■ WHAT YOU HAVE TO DO ■
Show all lines from the data that include the word "would".

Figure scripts
— Start —
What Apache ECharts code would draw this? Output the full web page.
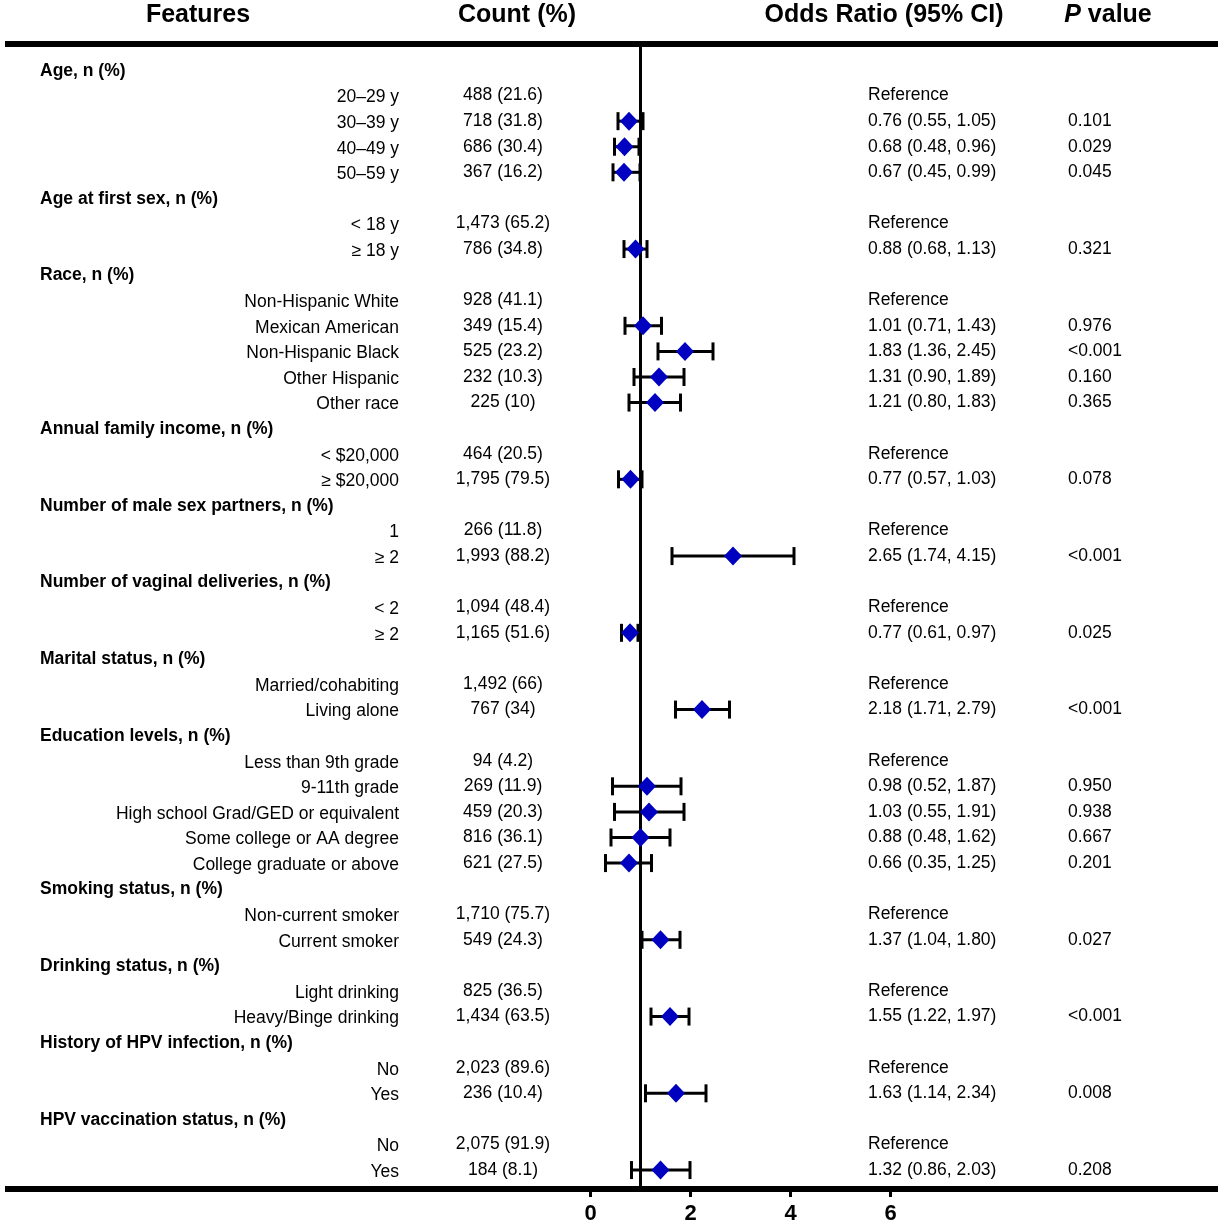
<!DOCTYPE html>
<html>
<head>
<meta charset="utf-8">
<title>Forest plot</title>
<script src="https://cdn.jsdelivr.net/npm/echarts@6/dist/echarts.min.js"></script>
<style>
  html, body { margin: 0; padding: 0; background: #fff; }
  #chart { width: 1222px; height: 1228px; }
</style>
</head>
<body>
<div id="chart"></div>
<script>
// ---------------- DATA ----------------
const headers = ["Features", "Count (%)", "Odds Ratio (95% CI)", "P value"];

const features = [
  "Age, n (%)", "20–29 y", "30–39 y", "40–49 y", "50–59 y",
  "Age at first sex, n (%)", "< 18 y", "≥ 18 y",
  "Race, n (%)", "Non-Hispanic White", "Mexican American", "Non-Hispanic Black", "Other Hispanic", "Other race",
  "Annual family income, n (%)", "< $20,000", "≥ $20,000",
  "Number of male sex partners, n (%)", "1", "≥ 2",
  "Number of vaginal deliveries, n (%)", "< 2", "≥ 2",
  "Marital status, n (%)", "Married/cohabiting", "Living alone",
  "Education levels, n (%)", "Less than 9th grade", "9-11th grade", "High school Grad/GED or equivalent", "Some college or AA degree", "College graduate or above",
  "Smoking status, n (%)", "Non-current smoker", "Current smoker",
  "Drinking status, n (%)", "Light drinking", "Heavy/Binge drinking",
  "History of HPV infection, n (%)", "No", "Yes",
  "HPV vaccination status, n (%)", "No", "Yes"
];

const counts = [
  "", "488 (21.6)", "718 (31.8)", "686 (30.4)", "367 (16.2)",
  "", "1,473 (65.2)", "786 (34.8)",
  "", "928 (41.1)", "349 (15.4)", "525 (23.2)", "232 (10.3)", "225 (10)",
  "", "464 (20.5)", "1,795 (79.5)",
  "", "266 (11.8)", "1,993 (88.2)",
  "", "1,094 (48.4)", "1,165 (51.6)",
  "", "1,492 (66)", "767 (34)",
  "", "94 (4.2)", "269 (11.9)", "459 (20.3)", "816 (36.1)", "621 (27.5)",
  "", "1,710 (75.7)", "549 (24.3)",
  "", "825 (36.5)", "1,434 (63.5)",
  "", "2,023 (89.6)", "236 (10.4)",
  "", "2,075 (91.9)", "184 (8.1)"
];

const orText = [
  "", "Reference", "0.76 (0.55, 1.05)", "0.68 (0.48, 0.96)", "0.67 (0.45, 0.99)",
  "", "Reference", "0.88 (0.68, 1.13)",
  "", "Reference", "1.01 (0.71, 1.43)", "1.83 (1.36, 2.45)", "1.31 (0.90, 1.89)", "1.21 (0.80, 1.83)",
  "", "Reference", "0.77 (0.57, 1.03)",
  "", "Reference", "2.65 (1.74, 4.15)",
  "", "Reference", "0.77 (0.61, 0.97)",
  "", "Reference", "2.18 (1.71, 2.79)",
  "", "Reference", "0.98 (0.52, 1.87)", "1.03 (0.55, 1.91)", "0.88 (0.48, 1.62)", "0.66 (0.35, 1.25)",
  "", "Reference", "1.37 (1.04, 1.80)",
  "", "Reference", "1.55 (1.22, 1.97)",
  "", "Reference", "1.63 (1.14, 2.34)",
  "", "Reference", "1.32 (0.86, 2.03)"
];

const pText = [
  "", "", "0.101", "0.029", "0.045",
  "", "", "0.321",
  "", "", "0.976", "<0.001", "0.160", "0.365",
  "", "", "0.078",
  "", "", "<0.001",
  "", "", "0.025",
  "", "", "<0.001",
  "", "", "0.950", "0.938", "0.667", "0.201",
  "", "", "0.027",
  "", "", "<0.001",
  "", "", "0.008",
  "", "", "0.208"
];

// plotted marks
const orPlot = [
  null, null, 0.77, 0.68, 0.67,
  null, null, 0.90,
  null, null, 1.05, 1.89, 1.37, 1.29,
  null, null, 0.80,
  null, null, 2.85,
  null, null, 0.79,
  null, null, 2.23,
  null, null, 1.13, 1.17, 1.00, 0.77,
  null, null, 1.40,
  null, null, 1.59,
  null, null, 1.71,
  null, null, 1.40
];
const ciLow = [
  null, null, 0.55, 0.48, 0.45,
  null, null, 0.67,
  null, null, 0.69, 1.35, 0.87, 0.77,
  null, null, 0.56,
  null, null, 1.63,
  null, null, 0.62,
  null, null, 1.70,
  null, null, 0.44, 0.48, 0.41, 0.30,
  null, null, 1.03,
  null, null, 1.21,
  null, null, 1.10,
  null, null, 0.82
];
const ciHigh = [
  null, null, 1.05, 0.97, 0.99,
  null, null, 1.13,
  null, null, 1.42, 2.45, 1.87, 1.80,
  null, null, 1.03,
  null, null, 4.07,
  null, null, 0.95,
  null, null, 2.78,
  null, null, 1.81, 1.87, 1.59, 1.22,
  null, null, 1.79,
  null, null, 1.97,
  null, null, 2.31,
  null, null, 1.99
];
const xTicks = [0, 2, 4, 6];
const refValue = 1;

// ---------------- CHART ----------------
const FONT = '"Liberation Sans", Arial, Helvetica, sans-serif';
const chart = echarts.init(document.getElementById('chart'), null, { renderer: 'canvas' });

const textData = features.map((_, i) => [0, i]);
const barData = [];
const pointData = [];
orPlot.forEach((v, i) => {
  if (v !== null) {
    barData.push([ciLow[i], ciHigh[i], i]);
    pointData.push([v, i]);
  }
});

function isHeader(label) { return /n \(%\)$/.test(label); }

const option = {
  animation: false,
  backgroundColor: '#ffffff',
  grid: { left: 5, right: 4, top: 44, bottom: 39, containLabel: false },
  xAxis: [
    {
      type: 'value', position: 'bottom',
      min: -11.71, max: 12.55,
      splitLine: { show: false },
      axisLine: { show: true, onZero: false, lineStyle: { color: '#000', width: 6, cap: 'butt' } },
      axisTick: { show: true, customValues: xTicks, length: 8, lineStyle: { color: '#000', width: 3 } },
      axisLabel: { show: true, customValues: xTicks, margin: 14, color: '#000',
        fontFamily: FONT, fontWeight: 'bold', fontSize: 22 }
    },
    {
      type: 'value', position: 'top',
      min: -11.71, max: 12.55,
      splitLine: { show: false },
      axisLine: { show: true, onZero: false, lineStyle: { color: '#000', width: 6, cap: 'butt' } },
      axisTick: { show: false },
      axisLabel: { show: false }
    }
  ],
  yAxis: {
    type: 'value', inverse: true, min: -1.016, max: 43.74, show: false
  },
  graphic: [
    { type: 'text', x: 198, y: 15, style: { text: headers[0], font: `bold 25px ${FONT}`, fill: '#000', align: 'center', verticalAlign: 'middle' } },
    { type: 'text', x: 517, y: 15, style: { text: headers[1], font: `bold 25px ${FONT}`, fill: '#000', align: 'center', verticalAlign: 'middle' } },
    { type: 'text', x: 884, y: 15, style: { text: headers[2], font: `bold 25px ${FONT}`, fill: '#000', align: 'center', verticalAlign: 'middle' } },
    { type: 'text', x: 1108, y: 15, style: {
        text: '{i|' + headers[3].split(' ')[0] + '}{b| ' + headers[3].split(' ').slice(1).join(' ') + '}',
        align: 'center', verticalAlign: 'middle', fill: '#000',
        rich: {
          i: { font: `italic bold 25px ${FONT}`, fill: '#000' },
          b: { font: `bold 25px ${FONT}`, fill: '#000' }
        }
      } }
  ],
  series: [
    {
      type: 'custom', name: 'text', clip: false, silent: true,
      data: textData,
      renderItem: function (params, api) {
        const i = params.dataIndex;
        const y = api.coord([0, i])[1];
        const label = features[i];
        const kids = [];
        if (isHeader(label)) {
          kids.push({ type: 'text', x: 40, y: y + 1, style: { text: label, font: `bold 17.5px ${FONT}`, fill: '#000', align: 'left', verticalAlign: 'middle' } });
        } else {
          kids.push({ type: 'text', x: 399, y: y + 2, style: { text: label, font: `17.5px ${FONT}`, fill: '#000', align: 'right', verticalAlign: 'middle' } });
        }
        if (counts[i]) kids.push({ type: 'text', x: 503, y: y, style: { text: counts[i], font: `17.5px ${FONT}`, fill: '#000', align: 'center', verticalAlign: 'middle' } });
        if (orText[i]) kids.push({ type: 'text', x: 868, y: y, style: { text: orText[i], font: `17.5px ${FONT}`, fill: '#000', align: 'left', verticalAlign: 'middle' } });
        if (pText[i]) kids.push({ type: 'text', x: 1068, y: y, style: { text: pText[i], font: `17.5px ${FONT}`, fill: '#000', align: 'left', verticalAlign: 'middle' } });
        return { type: 'group', children: kids };
      }
    },
    {
      type: 'custom', name: 'ci', clip: false, silent: true, z: 3,
      data: barData,
      encode: { x: [0, 1], y: 2 },
      renderItem: function (params, api) {
        const row = api.value(2);
        const a = api.coord([api.value(0), row]);
        const b = api.coord([api.value(1), row]);
        const h = 9;
        const st = { stroke: '#000', lineWidth: 3 };
        return {
          type: 'group',
          children: [
            { type: 'line', shape: { x1: a[0], y1: a[1], x2: b[0], y2: b[1] }, style: st },
            { type: 'line', shape: { x1: a[0], y1: a[1] - h, x2: a[0], y2: a[1] + h }, style: st },
            { type: 'line', shape: { x1: b[0], y1: b[1] - h, x2: b[0], y2: b[1] + h }, style: st }
          ]
        };
      },
      markLine: {
        silent: true, symbol: 'none', label: { show: false },
        lineStyle: { color: '#000', width: 3, type: 'solid' },
        data: [{ xAxis: refValue }]
      }
    },
    {
      type: 'scatter', name: 'OR', z: 5,
      data: pointData,
      symbol: 'diamond', symbolSize: [18, 19],
      itemStyle: { color: '#0000c0', opacity: 1 }
    }
  ]
};
chart.setOption(option);
</script>
</body>
</html>
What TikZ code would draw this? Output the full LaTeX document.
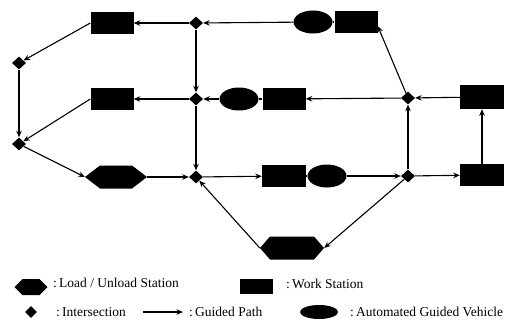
\documentclass[tikz,border=0pt]{standalone}
\usepackage{fontspec}
\setmainfont{Liberation Serif}
\usetikzlibrary{shapes.geometric,arrows.meta,calc}
\tikzset{
  ws/.style={rectangle, fill=black, minimum width=43pt, minimum height=22pt, inner sep=0pt},
  agv/.style={ellipse, fill=black, minimum width=39pt, minimum height=23pt, inner sep=0pt},
  isec/.style={diamond, fill=black, minimum width=14pt, minimum height=13pt, inner sep=0pt},
  hexa/.style n args={3}{rectangle, minimum width=#1, minimum height=#2, inner sep=0pt,
    path picture={\fill (path picture bounding box.west)
      -- ([xshift=#3]path picture bounding box.north west)
      -- ([xshift=-#3]path picture bounding box.north east)
      -- (path picture bounding box.east)
      -- ([xshift=-#3]path picture bounding box.south east)
      -- ([xshift=#3]path picture bounding box.south west) -- cycle;}},
  gp/.style={draw, line width=1.1pt, -{Stealth[length=6.5pt,width=5.5pt]}},
  ln/.style={draw, line width=1.1pt},
  lbl/.style={anchor=west, inner sep=0pt, font=\fontsize{13.5}{16}\selectfont}
}
\begin{document}
\begin{tikzpicture}[x=1pt,y=-1pt]
\useasboundingbox (0,0) rectangle (510,329);
% intersections
\node[isec] (i1) at (19,63) {};
\node[isec] (i2) at (19,144) {};
\node[isec] (i3) at (196,23) {};
\node[isec] (i4) at (196,99) {};
\node[isec] (i5) at (196,177) {};
\node[isec] (i6) at (408,98) {};
\node[isec] (i7) at (408,176) {};
% work stations
\node[ws] (w1) at (112,23) {};
\node[ws] (w2) at (112,99) {};
\node[ws] (w3) at (356,22) {};
\node[ws] (w4) at (284,99) {};
\node[ws, minimum width=44pt, minimum height=24pt] (w5) at (482,97) {};
\node[ws, minimum width=44pt] (w6) at (284,176) {};
\node[ws, minimum width=44pt] (w7) at (482,175) {};
% vehicles
\node[agv] (e1) at (313,22) {};
\node[agv] (e2) at (239,99) {};
\node[agv] (e3) at (327,176) {};
% load/unload stations
\node[hexa={62pt}{23pt}{15pt}] (h1) at (116,177) {};
\node[hexa={64pt}{23pt}{10pt}] (h2) at (292,248) {};
% guided paths
\path[gp] (e1) -- (i3);
\path[gp] (i3) -- (w1);
\path[gp] (w1.west) -- (i1);
\path[gp] (i1) -- (i2);
\path[gp] (w2.west) -- (i2);
\path[gp] (i2) -- (h1.west);
\path[gp] (h1.east) -- (i5);
\path[gp] (i3) -- (i4);
\path[gp] (i4) -- (w2);
\path[gp] (e2) -- (i4);
\path[ln] (e2) -- (w4);
\path[gp] (i4) -- (i5);
\path[gp] (i5) -- (w6);
\path[ln] (w6) -- (e3);
\path[ln] (e1) -- (w3);
\path[gp] (e3) -- (i7);
\path[gp] (i7) -- (w7);
\path[gp] (w7) -- (w5);
\path[gp] (w5) -- (i6);
\path[gp] (i6) -- (w4);
\path[gp] (i7) -- (i6);
\path[gp] (i6) -- ($(w3.east)+(0,4)$);
\path[gp] (i7) -- (h2.east);
\path[gp] (h2.west) -- (i5);
% legend
\node[hexa={33pt}{16pt}{8pt}] (lh) at (31,287) {};
\node[lbl] (tl) at (53,283) {:\,Load / Unload Station};
\node[ws, minimum width=33pt, minimum height=15pt] (lw) at (256,286) {};
\node[lbl] (tw) at (286,284) {:\,Work Station};
\node[isec, minimum width=12pt, minimum height=12pt] (ld) at (31,312) {};
\node[lbl] (ti) at (56,312) {:\,Intersection};
\coordinate (la1) at (143,312);
\coordinate (la2) at (183,312);
\path[gp] (la1) -- (la2);
\node[lbl] (tg) at (189,312) {:\,Guided Path};
\node[agv, minimum width=38pt, minimum height=14pt] (le) at (319,312) {};
\node[lbl] (ta) at (350,312) {:\,Automated Guided Vehicle};
\end{tikzpicture}
\end{document}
— End —
■ OUTPUT FOR THIS TASK ■
What Apache ECharts code would draw this? Output the full web page.
What TikZ code would draw this? Output the full LaTeX document.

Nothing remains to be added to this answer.